The case involves default under Section 138 Negotiable Instruments Act, 1881 wherein after the complaint was made summons were issued to the respondent. The complainant examined himself and produced 8 documents pertaining to his claim as evidence. However, during the trial accused remained continuously absent. Hence the Trial Court dismissed the complaint stating that further cross-examination of PW1 was taken as “not tendered for further cross-examination”. When the complainant failed to tender himself for cross-examination, the only course open for the court was to eschew the entire evidence from record and as a result no evidence would have been available before the Trial Court to render a finding on merits of the case, But unfortunately the Trial Court proceeded to discuss the matter on merits and held that the complainant has failed to prove the existence of the debt or other liability and hence acquitted the accused. Aggrieved by the same, present appeal was filed.

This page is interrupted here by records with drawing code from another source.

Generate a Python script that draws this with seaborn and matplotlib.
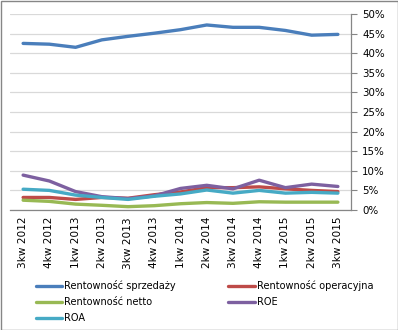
import matplotlib
matplotlib.use("Agg")
import matplotlib.pyplot as plt
import seaborn as sns
import pandas as pd
import numpy as np
from matplotlib.patches import Rectangle
from matplotlib.lines import Line2D
from matplotlib.ticker import FixedLocator, FuncFormatter

quarters = ["3kw 2012", "4kw 2012", "1kw 2013", "2kw 2013", "3kw 2013", "4kw 2013",
            "1kw 2014", "2kw 2014", "3kw 2014", "4kw 2014", "1kw 2015", "2kw 2015", "3kw 2015"]
sprzedazy = [42.5, 42.3, 41.5, 43.4, 44.3, 45.1, 46.0, 47.2, 46.6, 46.6, 45.8, 44.6, 44.8]
operacyjna = [3.2, 3.2, 2.7, 3.2, 3.0, 3.9, 4.6, 5.7, 5.7, 5.9, 5.4, 5.0, 4.7]
netto = [2.5, 2.2, 1.5, 1.2, 0.85, 1.1, 1.6, 1.9, 1.7, 2.1, 2.0, 2.0, 2.0]
roe = [8.9, 7.4, 4.7, 3.4, 2.9, 3.6, 5.5, 6.3, 5.4, 7.6, 5.7, 6.6, 6.0]
roa = [5.3, 5.0, 3.8, 3.2, 2.7, 3.5, 4.1, 5.1, 4.3, 5.0, 4.3, 4.5, 4.3]
series_names = ["Rentowność sprzedaży", "Rentowność operacyjna", "Rentowność netto", "ROE", "ROA"]
y_ticks = [0, 5, 10, 15, 20, 25, 30, 35, 40, 45, 50]

colors = ["#4A7EBB", "#BE4B48", "#98B954", "#7D60A0", "#46AAC5"]

rows = []
for name, vals in zip(series_names, [sprzedazy, operacyjna, netto, roe, roa]):
    for i, (q, v) in enumerate(zip(quarters, vals)):
        rows.append({"pos": i, "quarter": q, "value": v, "series": name})
df = pd.DataFrame(rows)

sns.set_style("white")
plt.rcParams['font.family'] = ['DejaVu Sans']
plt.rcParams['text.color'] = 'black'
plt.rcParams['xtick.labelcolor'] = 'black'
plt.rcParams['ytick.labelcolor'] = 'black'

fig = plt.figure(figsize=(3.98, 3.30), dpi=100)
ax = fig.add_axes([10/398, 1 - 210/330, 341/398, 196/330])

sns.lineplot(data=df, x="pos", y="value", hue="series", hue_order=series_names,
             palette=colors, linewidth=2.4, ax=ax, legend=False, sort=False)

ax.set_xlim(-0.5, len(quarters) - 0.5)
ax.set_ylim(0, 50)
ax.yaxis.tick_right()
ax.set_yticks(y_ticks)
ax.yaxis.set_major_formatter(FuncFormatter(lambda v, p: f"{int(v)}%"))
ax.tick_params(axis="y", which="major", direction="out", length=4, color="#868686",
               labelsize=7.4, pad=4, labelcolor="#000000")
ax.grid(axis="y", color="#D9D9D9", linewidth=0.9)
ax.set_axisbelow(True)

ax.xaxis.set_major_locator(FixedLocator(np.arange(-0.5, len(quarters), 1.0)))
ax.xaxis.set_minor_locator(FixedLocator(np.arange(len(quarters))))
ax.set_xticklabels([], minor=False)
ax.set_xticklabels(quarters, minor=True, rotation=90)
ax.tick_params(axis="x", which="major", direction="out", length=4, color="#868686")
ax.tick_params(axis="x", which="minor", length=0, labelsize=7.6, pad=5, labelcolor="#000000")
ax.set_xlabel("")
ax.set_ylabel("")

for s in ["top", "left"]:
    ax.spines[s].set_visible(False)
for s in ["right", "bottom"]:
    ax.spines[s].set_color("#868686")
    ax.spines[s].set_linewidth(0.9)

handles = [Line2D([], [], color=c, linewidth=2.4) for c in colors]
order = [0, 2, 4, 1, 3]
fig.legend([handles[i] for i in order], [series_names[i] for i in order],
           loc="upper left", bbox_to_anchor=(36/398, 1 - 280/330), ncol=2,
           frameon=False, fontsize=7, handlelength=2.7, handletextpad=0.2,
           columnspacing=5.4, labelspacing=0.62, borderaxespad=0, borderpad=0,
           labelcolor="black")

fig.patches.append(Rectangle((0.5/398, 0.5/330), 1 - 1/398, 1 - 1/330,
                             transform=fig.transFigure, fill=False,
                             edgecolor="#868686", linewidth=1))

fig.savefig("out.png", dpi=100)
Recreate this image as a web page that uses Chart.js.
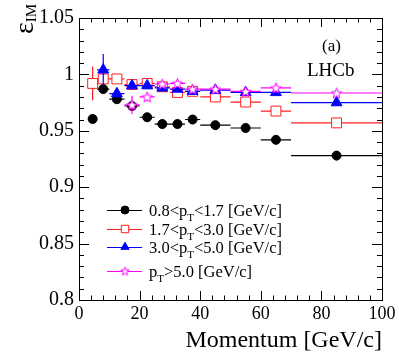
<!DOCTYPE html>
<html><head><meta charset="utf-8">
<script src="https://cdn.jsdelivr.net/npm/chart.js@4.4.1/dist/chart.umd.min.js"></script>
<style>html,body{margin:0;padding:0;background:#fff;} canvas{display:block;}</style>
</head><body>
<canvas id="c" width="399" height="359"></canvas>
<script>
// ---- data ----
const binCenter = [4.5, 8, 12.5, 17.5, 22.5, 27.5, 32.5, 37.5, 45, 55, 65, 85];
const binLow    = [3, 6, 10, 15, 20, 25, 30, 35, 40, 50, 60, 70];
const binHigh   = [6, 10, 15, 20, 25, 30, 35, 40, 50, 60, 70, 100];

const effPt08 = [0.9605, 0.987, 0.978, 0.972, 0.962, 0.956, 0.956, 0.960, 0.955, 0.9525, 0.942, 0.928];
const errPt08 = [0.002, 0.002, 0.002, 0.002, 0.002, 0.002, 0.002, 0.002, 0.002, 0.002, 0.003, 0.004];

const effPt17 = [0.992, 0.996, 0.996, 0.991, 0.992, 0.989, 0.984, 0.985, 0.980, 0.9755, 0.9675, 0.957];
const errPt17 = [0.015, 0.003, 0.002, 0.002, 0.002, 0.002, 0.002, 0.002, 0.002, 0.002, 0.002, 0.002];

const effPt30 = [null, 1.004, 0.983, 0.990, 0.990, 0.988, 0.987, 0.985, 0.986, 0.984, 0.984, 0.975];
const errPt30 = [null, 0.014, 0.004, 0.003, 0.002, 0.002, 0.002, 0.002, 0.002, 0.002, 0.002, 0.002];

const effPt50 = [null, null, null, 0.973, 0.980, 0.9915, 0.992, 0.987, 0.987, 0.985, 0.988, 0.9835];
const errPt50 = [null, null, null, 0.008, 0.004, 0.003, 0.003, 0.003, 0.003, 0.003, 0.004, 0.003];

const legendLabels = [
  ['0.8<p', 'T', '<1.7 [GeV/c]'],
  ['1.7<p', 'T', '<3.0 [GeV/c]'],
  ['3.0<p', 'T', '<5.0 [GeV/c]'],
  ['p', 'T', '>5.0 [GeV/c]']
];
const xTitle = 'Momentum [GeV/c]';
const yTitleMain = 'ε';
const yTitleSub = 'IM';
const expLabel = 'LHCb';
const panelLabel = '(a)';

// ---- helpers ----
const SERIF = '"Liberation Serif", "DejaVu Serif", serif';
function makeStar(size, color) {
  const c = document.createElement('canvas'); c.width = c.height = size;
  const g = c.getContext('2d');
  const cx = size / 2, cy = size / 2 + 0.5, R = size / 2 - 1, r = R * 0.42;
  g.beginPath();
  for (let i = 0; i < 10; i++) {
    const a = -Math.PI / 2 + i * Math.PI / 5, rr = i % 2 ? r : R;
    g.lineTo(cx + rr * Math.cos(a), cy + rr * Math.sin(a));
  }
  g.closePath(); g.fillStyle = '#fff'; g.fill();
  g.strokeStyle = color; g.lineWidth = 1; g.stroke();
  return c;
}
function pts(vals, errs) {
  return binCenter.map((x, i) => vals[i] == null ? null :
    {x: x, y: vals[i], xl: binLow[i], xh: binHigh[i], e: errs[i]}).filter(Boolean);
}
const starImg = makeStar(13, '#ff00ff');
const starImgSmall = makeStar(11, '#ff00ff');

const datasets = [
  {label: 'a', data: pts(effPt08, errPt08), pointStyle: 'circle', pointRadius: 4.5,
   backgroundColor: '#000', borderColor: '#000', borderWidth: 1, order: 4, errColor: '#000'},
  {label: 'b', data: pts(effPt17, errPt17), pointStyle: 'rect', pointRadius: 7,
   backgroundColor: '#fff', borderColor: '#ff2020', borderWidth: 1, order: 3, errColor: '#ff2020'},
  {label: 'c', data: pts(effPt30, errPt30), pointStyle: 'triangle', pointRadius: 6.3,
   backgroundColor: '#0000ff', borderColor: '#0000ff', borderWidth: 1, order: 2, errColor: '#0000ff'},
  {label: 'd', data: pts(effPt50, errPt50), pointStyle: starImg, pointRadius: 7,
   backgroundColor: '#fff', borderColor: '#ff00ff', borderWidth: 1, order: 1, errColor: '#ff00ff'}
];
datasets.forEach(d => { d.showLine = false; d.pointHoverRadius = d.pointRadius; });

const errorBars = {
  id: 'errorBars',
  beforeDatasetDraw(chart, args) {
    const ds = chart.data.datasets[args.index];
    const xs = chart.scales.x, ys = chart.scales.y, ctx = chart.ctx;
    ctx.save();
    ctx.strokeStyle = ds.errColor; ctx.lineWidth = 1.2;
    ctx.beginPath();
    ds.data.forEach(p => {
      const px = xs.getPixelForValue(p.x), py = ys.getPixelForValue(p.y);
      ctx.moveTo(xs.getPixelForValue(p.xl), py); ctx.lineTo(xs.getPixelForValue(p.xh), py);
      ctx.moveTo(px, ys.getPixelForValue(p.y - p.e)); ctx.lineTo(px, ys.getPixelForValue(p.y + p.e));
    });
    ctx.stroke();
    ctx.restore();
  }
};

const frameAndDecor = {
  id: 'frameAndDecor',
  afterDraw(chart) {
    const ctx = chart.ctx, a = chart.chartArea, xs = chart.scales.x, ys = chart.scales.y;
    ctx.save();
    ctx.strokeStyle = '#000'; ctx.lineWidth = 1;
    ctx.strokeRect(Math.round(a.left) + 0.5, Math.round(a.top) + 0.5,
                   Math.round(a.right - a.left), Math.round(a.bottom - a.top));
    ctx.beginPath();
    for (let v = 0; v <= 100.001; v += 4) {
      const x = Math.round(xs.getPixelForValue(v)) + 0.5;
      const L = (Math.abs(v % 20) < 1e-6) ? 9 : 4.5;
      ctx.moveTo(x, a.bottom); ctx.lineTo(x, a.bottom - L);
      ctx.moveTo(x, a.top); ctx.lineTo(x, a.top + L);
    }
    for (let k = 0; k <= 25; k++) {
      const v = 0.8 + k * 0.01;
      const y = Math.round(ys.getPixelForValue(v)) + 0.5;
      const L = (k % 5 === 0) ? 10 : 5;
      ctx.moveTo(a.left, y); ctx.lineTo(a.left + L, y);
      ctx.moveTo(a.right, y); ctx.lineTo(a.right - L, y);
    }
    ctx.stroke();

    // y title with subscript, rotated
    ctx.fillStyle = '#000';
    ctx.translate(33, 34);
    ctx.rotate(-Math.PI / 2);
    ctx.textBaseline = 'alphabetic'; ctx.textAlign = 'left';
    ctx.font = '28px ' + SERIF;
    ctx.fillText(yTitleMain, 0, 0);
    const w = ctx.measureText(yTitleMain).width;
    ctx.font = '15px ' + SERIF;
    ctx.fillText(yTitleSub, w, 3);
    ctx.setTransform(1, 0, 0, 1, 0, 0);

    // labels
    ctx.font = '19px ' + SERIF;
    ctx.fillText(expLabel, 307, 76);
    ctx.font = '17px ' + SERIF;
    ctx.fillText(panelLabel, 322, 51);

    // legend
    const rowsY = [210, 229, 247, 271];
    const dsets = chart.data.datasets;
    rowsY.forEach((ry, i) => {
      const d = dsets[i];
      ctx.strokeStyle = d.errColor; ctx.lineWidth = 1.2;
      ctx.beginPath(); ctx.moveTo(107, ry + 0.5); ctx.lineTo(142, ry + 0.5); ctx.stroke();
      ctx.fillStyle = d.backgroundColor; ctx.strokeStyle = d.borderColor; ctx.lineWidth = 1;
      const style = i === 3 ? starImgSmall : d.pointStyle;
      Chart.helpers.drawPoint(ctx, {pointStyle: style, radius: i === 0 ? 4 : d.pointRadius * 0.75, rotation: 0, borderWidth: 1}, 125, ry);
      ctx.fillStyle = '#000';
      const parts = legendLabels[i];
      let x = 149;
      ctx.font = '16.5px ' + SERIF;
      ctx.fillText(parts[0], x, ry + 6); x += ctx.measureText(parts[0]).width;
      ctx.font = '11px ' + SERIF;
      ctx.fillText(parts[1], x, ry + 11); x += ctx.measureText(parts[1]).width;
      ctx.font = '16.5px ' + SERIF;
      ctx.fillText(parts[2], x, ry + 6);
    });
    ctx.restore();
  }
};

new Chart(document.getElementById('c'), {
  type: 'scatter',
  data: {datasets: datasets},
  options: {
    responsive: false, animation: false, devicePixelRatio: 1,
    layout: {padding: {top: 18, right: 17, left: 0, bottom: 0}},
    plugins: {legend: {display: false}, tooltip: {enabled: false}},
    scales: {
      x: {
        type: 'linear', min: 0, max: 100,
        grid: {display: false, drawTicks: false}, border: {display: false},
        ticks: {stepSize: 20, color: '#000', padding: 3, maxRotation: 0, autoSkip: false,
                font: {family: SERIF, size: 18}},
        title: {display: true, text: xTitle, align: 'end', color: '#000',
                font: {family: SERIF, size: 24}, padding: {top: 0, bottom: 4}},
        afterFit: s => { s.height = 59; }
      },
      y: {
        type: 'linear', min: 0.8, max: 1.05,
        grid: {display: false, drawTicks: false}, border: {display: false},
        ticks: {stepSize: 0.05, color: '#000', padding: 5, autoSkip: false,
                font: {family: SERIF, size: 20},
                callback: v => String(Number(v.toFixed(2)))},
        afterFit: s => { s.width = 79; }
      }
    }
  },
  plugins: [errorBars, frameAndDecor]
});
</script>
</body></html>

Counsel for the complainant submitted that such procedure is legally untenable and cannot be approved.
The Court observed that when no legal evidence was available on record, the Trial Court could have passed an order on merits and rejected the claim of the complainant. It was further observed that the order sheet clearly indicates that not only the accused but also the complainant remained continuously absent.
Thus, the Court held that the trial Court ought to have dismissed the complaint about non-prosecution under Section 256 of the Criminal Procedure Code and not on merits. It further held that complainant is equally responsible for keeping the matter pending for more than 4 years from 2016 onwards.
In view of the above, the appeal was allowed and the impugned order was set aside. [Karage Gowda v. S. Nagaraj, 2020 SCC OnLine Kar 2012, decided on 11-12-2020]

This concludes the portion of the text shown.